As several noble Lords have said, at the moment university research is precariously subsidised by cross-subsidy from other university funding streams, particularly by fees from the growing number of international students. As the UUK report outlined, international students must not just be seen as a cash cow; they are highly welcome for the diversity that they bring to our student bodies and the life of our universities. There needs to be a clearer compact between the universities and government on where the balance between UK and international student numbers should lie, because that fundamentally influences the discussions on the future trajectory for tuition fees.
We might have the carpet drawn out from under our feet by Mr Trump who, in his first term, sabre-rattled about refusing to fund students to study outside the USA. Notably, despite his sabre-rattling, the number of US students in the UK increased during that time, which I hope will continue in his second term.
We should also thank the Minister for the tuition fee increase but, as many noble Lords have said, it has been counteracted in many institutions by the increase in national insurance contributions.
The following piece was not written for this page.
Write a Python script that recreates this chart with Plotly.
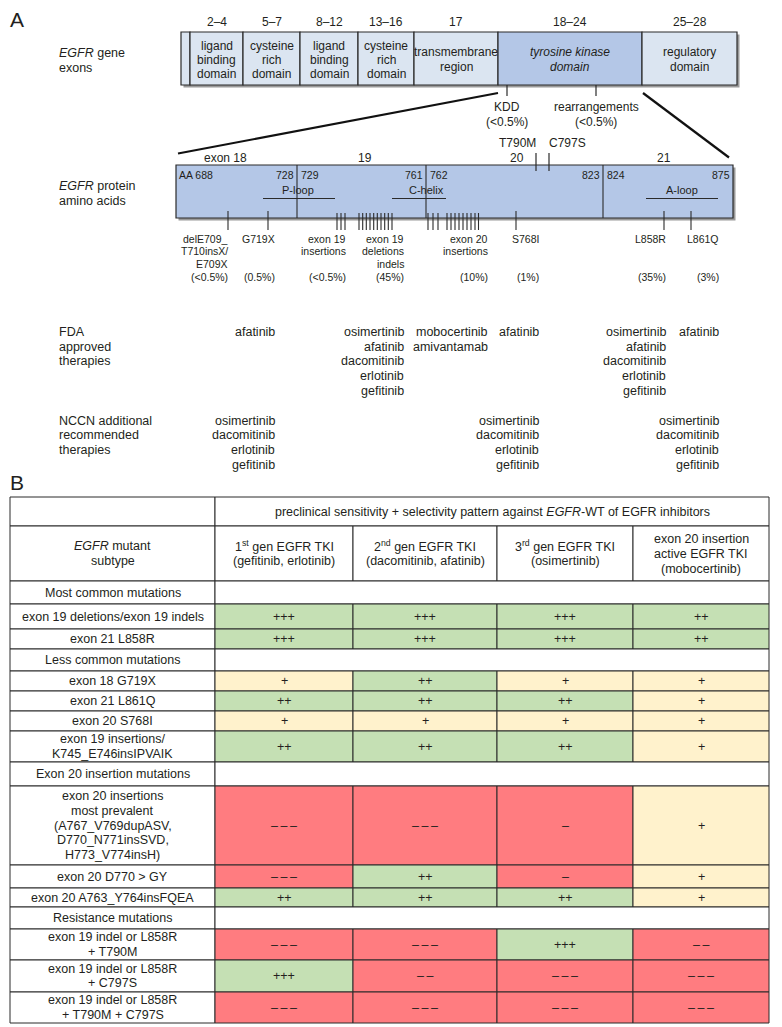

That has been particularly so for specialist institutions such as the RVC, where the increase in national insurance contributions is by a factor of four the size of the benefit from the student tuition fees. I welcome the commitment in the Universities UK report and by the Government to work together with the sector on future tuition fees, efficiencies and the reduction of the regulatory burden. I welcome the Universities UK task force on efficiencies, which is being established as we speak.
I make one last point, which is about student hardship. HEPI did a report on students in paid employment and, quite frankly, it upset me for days. It showed that 56% of students have paid employment, working on average 14.5 hours per week. If that was not bad enough, 80% of students who have been in care are working in part-time jobs and, for many, they are not exactly part-time jobs; they work many hours, approaching full-time. I cannot envisage what it must be like to hold down almost a full-time job and try to do a gruelling university course. That is particularly so in the case of students in longer-term studies, such as veterinary and medical studies, where the courses are long and that has to be sustained over a long period of time.
Although I welcome the maintenance loan improvements, I join the noble Baroness, Lady Warwick, in calling for the restoration of maintenance grants. Can the Minister say how this regressive and discriminatory situation for students from poorer backgrounds can be reversed?